Geothermal heat pumps use ground temperatures rather than burned fuel to heat and cool your home. Because ground temperatures throughout the country are pretty stable, geothermal heat pumps can be effectively used almost anywhere. That said, there are specific geological, hydrological and spatial characteristics of your particular yard that will influence how well a geothermal heat pump will help your installer determine the best type of ground loop (horizontal or vertical) for your site.
The composition and properties of your rocks and soil can affect heat transfer rates and need to be considered when designing a geothermal heating system. Soil with good heat transfer properties requires less piping than soil with poor heat transfer. The amount of soil available in your yard is another important factor – soil that is too rocky or shallow to trench may require a vertical loop system.

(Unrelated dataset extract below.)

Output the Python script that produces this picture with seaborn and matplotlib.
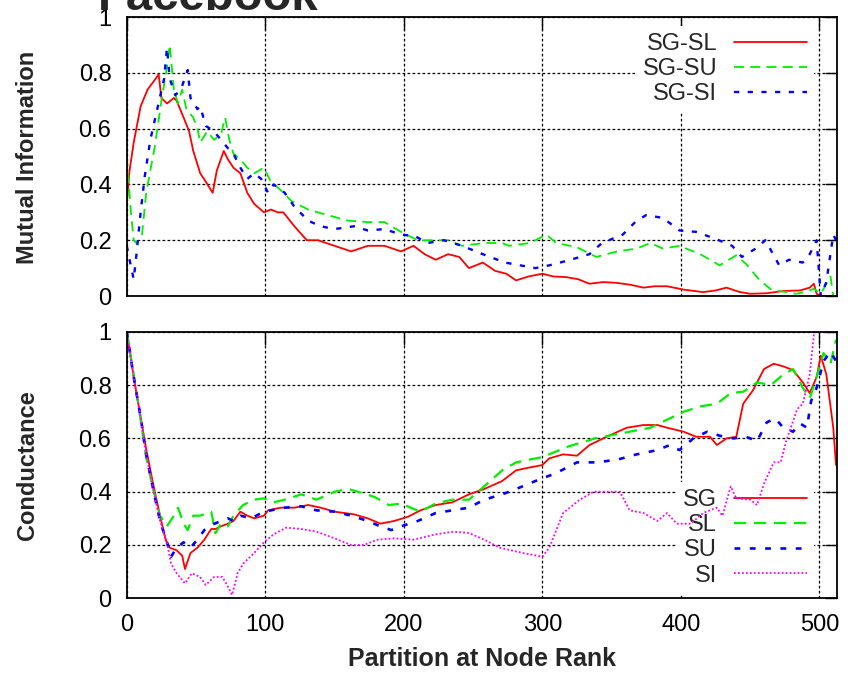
import matplotlib
matplotlib.use("Agg")
import matplotlib.pyplot as plt
import seaborn as sns

# ---------------- data ----------------
# Top panel: Mutual Information
mi_sl_x = [0, 2, 5, 10, 15, 21, 23, 25, 29, 34, 36, 41, 45, 48, 53, 57, 62, 65, 70, 73,
           77, 82, 87, 92, 99, 104, 109, 113, 121, 130, 138, 150, 162, 174, 186, 198, 207,
           215, 223, 232, 240, 247, 257, 266, 274, 281, 290, 300, 308, 317, 326, 334, 344,
           354, 364, 373, 381, 390, 402, 416, 425, 433, 442, 450, 462, 474, 486, 493, 496,
           498, 501, 512]
mi_sl_y = [0.33, 0.45, 0.55, 0.68, 0.74, 0.78, 0.795, 0.71, 0.69, 0.71, 0.70, 0.64, 0.59,
           0.52, 0.44, 0.41, 0.37, 0.45, 0.52, 0.49, 0.46, 0.44, 0.37, 0.33, 0.30, 0.31,
           0.30, 0.30, 0.25, 0.20, 0.20, 0.18, 0.16, 0.18, 0.18, 0.16, 0.18, 0.15, 0.13,
           0.15, 0.14, 0.10, 0.12, 0.09, 0.08, 0.056, 0.07, 0.08, 0.07, 0.068, 0.06, 0.044,
           0.05, 0.047, 0.04, 0.03, 0.035, 0.035, 0.023, 0.014, 0.02, 0.03, 0.015, 0.008,
           0.01, 0.018, 0.02, 0.03, 0.044, 0.008, 0.0, 0.0]

mi_su_x = [0, 3, 5, 7, 11, 14, 17, 20, 23, 25, 29, 31, 34, 37, 40, 43, 48, 51, 53, 58,
           63, 68, 71, 74, 77, 82, 87, 92, 99, 104, 111, 119, 131, 145, 160, 174, 186, 198,
           210, 223, 232, 242, 258, 271, 276, 291, 303, 310, 325, 339, 354, 368, 378, 387,
           399, 414, 428, 440, 447, 457, 466, 475, 483, 490, 496, 501, 508, 510, 512]
mi_su_y = [0.5, 0.3, 0.2, 0.19, 0.22, 0.37, 0.45, 0.53, 0.63, 0.70, 0.82, 0.90, 0.74, 0.69,
           0.74, 0.67, 0.64, 0.60, 0.55, 0.59, 0.56, 0.58, 0.64, 0.56, 0.51, 0.49, 0.46,
           0.44, 0.46, 0.41, 0.38, 0.34, 0.31, 0.29, 0.27, 0.265, 0.265, 0.23, 0.20, 0.20,
           0.20, 0.18, 0.19, 0.19, 0.18, 0.19, 0.22, 0.19, 0.175, 0.14, 0.16, 0.17, 0.19,
           0.17, 0.18, 0.15, 0.11, 0.146, 0.115, 0.056, 0.02, 0.015, 0.008, 0.015, 0.026,
           0.008, 0.07, 0.0, 0.0]

mi_si_x = [0, 2, 5, 7, 10, 13, 17, 22, 27, 29, 31, 35, 39, 44, 46, 51, 53, 57, 63, 68,
           73, 77, 82, 87, 92, 97, 102, 106, 114, 121, 131, 140, 150, 164, 174, 186, 198,
           208, 217, 229, 242, 257, 273, 284, 295, 305, 319, 334, 343, 358, 368, 375, 387,
           399, 411, 425, 437, 444, 454, 461, 471, 478, 488, 493, 498, 501, 505, 510, 512]
mi_si_y = [0.18, 0.13, 0.06, 0.15, 0.30, 0.43, 0.56, 0.67, 0.78, 0.89, 0.78, 0.72, 0.74,
           0.81, 0.71, 0.67, 0.68, 0.61, 0.59, 0.56, 0.53, 0.51, 0.46, 0.42, 0.44, 0.42,
           0.37, 0.40, 0.37, 0.32, 0.27, 0.25, 0.24, 0.25, 0.235, 0.24, 0.22, 0.215, 0.19,
           0.20, 0.18, 0.15, 0.12, 0.11, 0.10, 0.11, 0.128, 0.15, 0.19, 0.22, 0.27, 0.29,
           0.28, 0.235, 0.23, 0.205, 0.18, 0.14, 0.17, 0.20, 0.11, 0.13, 0.12, 0.15, 0.20,
           0.0, 0.05, 0.22, 0.20]

# Bottom panel: Conductance
co_sg_x = [0, 5, 10, 14, 19, 24, 28, 31, 36, 40, 42, 46, 51, 56, 61, 64, 68, 73, 77, 82,
           87, 92, 99, 102, 111, 121, 131, 140, 150, 164, 174, 183, 193, 203, 212, 223,
           235, 247, 258, 271, 281, 290, 300, 305, 315, 325, 334, 348, 361, 373, 383, 390,
           402, 411, 421, 426, 433, 440, 445, 452, 460, 467, 474, 481, 488, 493, 498, 501,
           505, 510, 512]
co_sg_y = [1.0, 0.83, 0.68, 0.56, 0.43, 0.31, 0.22, 0.19, 0.18, 0.16, 0.11, 0.17, 0.19,
           0.22, 0.26, 0.26, 0.27, 0.28, 0.29, 0.325, 0.31, 0.30, 0.31, 0.33, 0.34, 0.34,
           0.35, 0.34, 0.325, 0.315, 0.30, 0.28, 0.29, 0.306, 0.33, 0.35, 0.36, 0.39, 0.41,
           0.44, 0.48, 0.49, 0.50, 0.525, 0.54, 0.535, 0.575, 0.61, 0.64, 0.65, 0.65, 0.64,
           0.625, 0.606, 0.606, 0.575, 0.60, 0.606, 0.73, 0.78, 0.86, 0.88, 0.87, 0.856,
           0.81, 0.77, 0.83, 0.91, 0.84, 0.64, 0.50]

co_sl_x = [0, 5, 10, 14, 19, 24, 29, 34, 37, 41, 44, 48, 53, 61, 64, 68, 73, 77, 84, 92,
           99, 106, 114, 126, 137, 150, 160, 170, 179, 189, 198, 205, 212, 223, 235, 247,
           258, 271, 281, 300, 319, 338, 358, 378, 390, 402, 414, 426, 436, 445, 455, 465,
           474, 481, 488, 493, 498, 503, 508, 512]
co_sl_y = [1.0, 0.84, 0.67, 0.53, 0.41, 0.31, 0.27, 0.31, 0.34, 0.28, 0.256, 0.31, 0.31,
           0.325, 0.244, 0.28, 0.27, 0.31, 0.35, 0.37, 0.375, 0.36, 0.37, 0.39, 0.37, 0.40,
           0.41, 0.395, 0.38, 0.35, 0.355, 0.34, 0.325, 0.356, 0.37, 0.37, 0.42, 0.48, 0.51,
           0.53, 0.57, 0.60, 0.62, 0.64, 0.67, 0.70, 0.72, 0.73, 0.77, 0.775, 0.81, 0.80,
           0.84, 0.86, 0.79, 0.75, 0.83, 0.92, 0.88, 0.97]

co_su_x = [0, 5, 10, 14, 19, 24, 29, 32, 36, 41, 46, 51, 56, 61, 68, 73, 77, 82, 90, 97,
           104, 114, 126, 137, 150, 162, 174, 183, 191, 198, 210, 223, 235, 247, 258, 271,
           281, 295, 310, 325, 339, 354, 368, 383, 392, 399, 409, 419, 428, 438, 447, 455,
           462, 468, 474, 481, 486, 491, 494, 498, 503, 508, 512]
co_su_y = [1.0, 0.83, 0.68, 0.54, 0.41, 0.29, 0.21, 0.156, 0.19, 0.21, 0.19, 0.22, 0.256,
           0.275, 0.29, 0.30, 0.29, 0.31, 0.30, 0.32, 0.33, 0.34, 0.345, 0.33, 0.325, 0.31,
           0.29, 0.27, 0.256, 0.27, 0.29, 0.32, 0.33, 0.34, 0.37, 0.39, 0.41, 0.44, 0.47,
           0.51, 0.51, 0.52, 0.54, 0.556, 0.575, 0.556, 0.60, 0.625, 0.61, 0.60, 0.606,
           0.59, 0.66, 0.675, 0.64, 0.625, 0.656, 0.64, 0.74, 0.79, 0.89, 0.925, 0.89]

co_si_x = [0, 5, 10, 14, 19, 24, 29, 32, 36, 42, 47, 53, 57, 63, 69, 73, 76, 80, 84, 92,
           99, 106, 115, 126, 137, 150, 162, 171, 181, 193, 207, 223, 236, 247, 258, 269,
           286, 300, 305, 315, 327, 337, 349, 356, 363, 373, 383, 390, 397, 407, 416, 426,
           430, 436, 440, 450, 455, 460, 467, 472, 476, 484, 488, 493, 496, 498, 512]
co_si_y = [1.0, 0.83, 0.68, 0.54, 0.41, 0.29, 0.21, 0.13, 0.094, 0.056, 0.094, 0.08, 0.05,
           0.08, 0.08, 0.044, 0.0125, 0.094, 0.13, 0.17, 0.21, 0.24, 0.265, 0.26, 0.25,
           0.225, 0.20, 0.20, 0.22, 0.225, 0.22, 0.24, 0.25, 0.245, 0.22, 0.19, 0.17, 0.156,
           0.19, 0.32, 0.37, 0.40, 0.40, 0.40, 0.33, 0.32, 0.29, 0.32, 0.28, 0.28, 0.32,
           0.34, 0.31, 0.42, 0.375, 0.37, 0.35, 0.43, 0.51, 0.51, 0.59, 0.71, 0.73, 0.84,
           0.99, 1.0, 1.0]

top_labels = ["SG-SL", "SG-SU", "SG-SI"]
bottom_labels = ["SG", "SL", "SU", "SI"]
x_ticks = [0, 100, 200, 300, 400, 500]
x_tick_labels = ["0", "100", "200", "300", "400", "500"]
y_ticks = [0, 0.2, 0.4, 0.6, 0.8, 1.0]
y_tick_labels = ["0", "0.2", "0.4", "0.6", "0.8", "1"]
title_text = "Facebook"
top_ylabel = "Mutual Information"
bottom_ylabel = "Conductance"
x_label = "Partition at Node Rank"

# ---------------- styling ----------------
sns.set_theme(style="white")
plt.rcParams["font.family"] = ["Liberation Sans", "DejaVu Sans"]

RED = "#ff0000"
GREEN = "#00ee00"
BLUE = "#0000ff"
MAG = "#ff00ff"
LW = 1.3
styles = {
    "solid": "-",
    "dashed": (0, (5.5, 3.5)),
    "dotted": (0, (2.2, 3.6)),
    "fine": (0, (1.0, 1.2)),
}

fig = plt.figure(figsize=(8.48, 6.74), dpi=100)
ax1 = fig.add_axes([0.1495, 0.5608, 0.8372, 0.4139])
ax2 = fig.add_axes([0.1495, 0.1123, 0.8372, 0.3955])

sns.lineplot(x=mi_sl_x, y=mi_sl_y, ax=ax1, color=RED, lw=LW, linestyle=styles["solid"],
             label=top_labels[0], estimator=None, sort=False, errorbar=None)
sns.lineplot(x=mi_su_x, y=mi_su_y, ax=ax1, color=GREEN, lw=LW, linestyle=styles["dashed"],
             label=top_labels[1], estimator=None, sort=False, errorbar=None)
sns.lineplot(x=mi_si_x, y=mi_si_y, ax=ax1, color=BLUE, lw=LW + 0.4, linestyle=styles["dotted"],
             label=top_labels[2], estimator=None, sort=False, errorbar=None)

sns.lineplot(x=co_sg_x, y=co_sg_y, ax=ax2, color=RED, lw=LW, linestyle=styles["solid"],
             label=bottom_labels[0], estimator=None, sort=False, errorbar=None)
sns.lineplot(x=co_sl_x, y=co_sl_y, ax=ax2, color=GREEN, lw=LW + 0.3, linestyle=styles["dashed"],
             label=bottom_labels[1], estimator=None, sort=False, errorbar=None)
sns.lineplot(x=co_su_x, y=co_su_y, ax=ax2, color=BLUE, lw=LW + 0.6, linestyle=styles["dotted"],
             label=bottom_labels[2], estimator=None, sort=False, errorbar=None)
sns.lineplot(x=co_si_x, y=co_si_y, ax=ax2, color=MAG, lw=LW, linestyle=styles["fine"],
             label=bottom_labels[3], estimator=None, sort=False, errorbar=None)

for ax in (ax1, ax2):
    ax.set_xlim(0, 512.5)
    ax.set_ylim(0, 1)
    ax.set_xticks(x_ticks)
    ax.set_yticks(y_ticks)
    ax.set_yticklabels(y_tick_labels)
    ax.set_xlabel("")
    ax.set_ylabel("")
    ax.set_axisbelow(True)
    ax.grid(True, color="black", linestyle=(0, (2.2, 1.8)), linewidth=0.9)
    ax.tick_params(direction="in", length=9, width=1.0, top=True, right=True,
                   labelsize=17, pad=11, colors="black")
    for sp in ax.spines.values():
        sp.set_visible(True)
        sp.set_color("black")
        sp.set_linewidth(1.3)

ax1.tick_params(labelbottom=False)
ax2.set_xticklabels(x_tick_labels)

leg_kw = dict(markerfirst=False, frameon=True, facecolor="white", edgecolor="none",
              framealpha=1, fontsize=17, handlelength=3.1, handletextpad=0.7,
              labelspacing=0.13, borderpad=0.3, borderaxespad=0, fancybox=False)
h1, l1 = ax1.get_legend_handles_labels()
leg1 = ax1.legend(h1, l1, loc="upper right", bbox_to_anchor=(0.968, 0.967), **leg_kw)
leg1.set_zorder(1.8)
h2, l2 = ax2.get_legend_handles_labels()
leg2 = ax2.legend(h2, l2, loc="lower right", bbox_to_anchor=(0.968, 0.0175), **leg_kw)
leg2.set_zorder(1.8)

fig.text(28 / 848, 1 - 157 / 674, top_ylabel, rotation=90, fontsize=17,
         fontweight="bold", ha="center", va="center")
fig.text(28 / 848, 1 - 465 / 674, bottom_ylabel, rotation=90, fontsize=17,
         fontweight="bold", ha="center", va="center")
fig.text(482 / 848, 1 - 659 / 674, x_label, fontsize=18, fontweight="bold",
         ha="center", va="center")
fig.text(98 / 848, 1 - 10 / 674, title_text, fontsize=34, fontweight="bold",
         ha="left", va="baseline")

fig.savefig("out.png", dpi=100)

The availability of ground or surface water also plays a part in determining which type of ground loop system you need. Open loop systems require surface water, and factors such as depth, volume and water quality all play a part in determining whether or not you can use an open-loop system. There are also applications where groundwater can be used for open-loop systems, provided the water is of sufficient quality.
Before you purchase an open-loop geothermal system, make sure your installer has fully investigated your site’s hydrology so you can avoid things like aquifer depletion and groundwater contamination.
Probably the most important factor in determining the type of geothermal loop you’ll need in your yard is the amount of land you have. Horizontal loops require about 400 – 600 ft of piping per ton, laid in trenches dug five to six ft in the ground. Vertical ground loops can be installed in smaller yards in wells dug 150 – 300 ft into the ground. In general, horizontal ground loops are used in new construction and vertical are used in existing homes and buildings.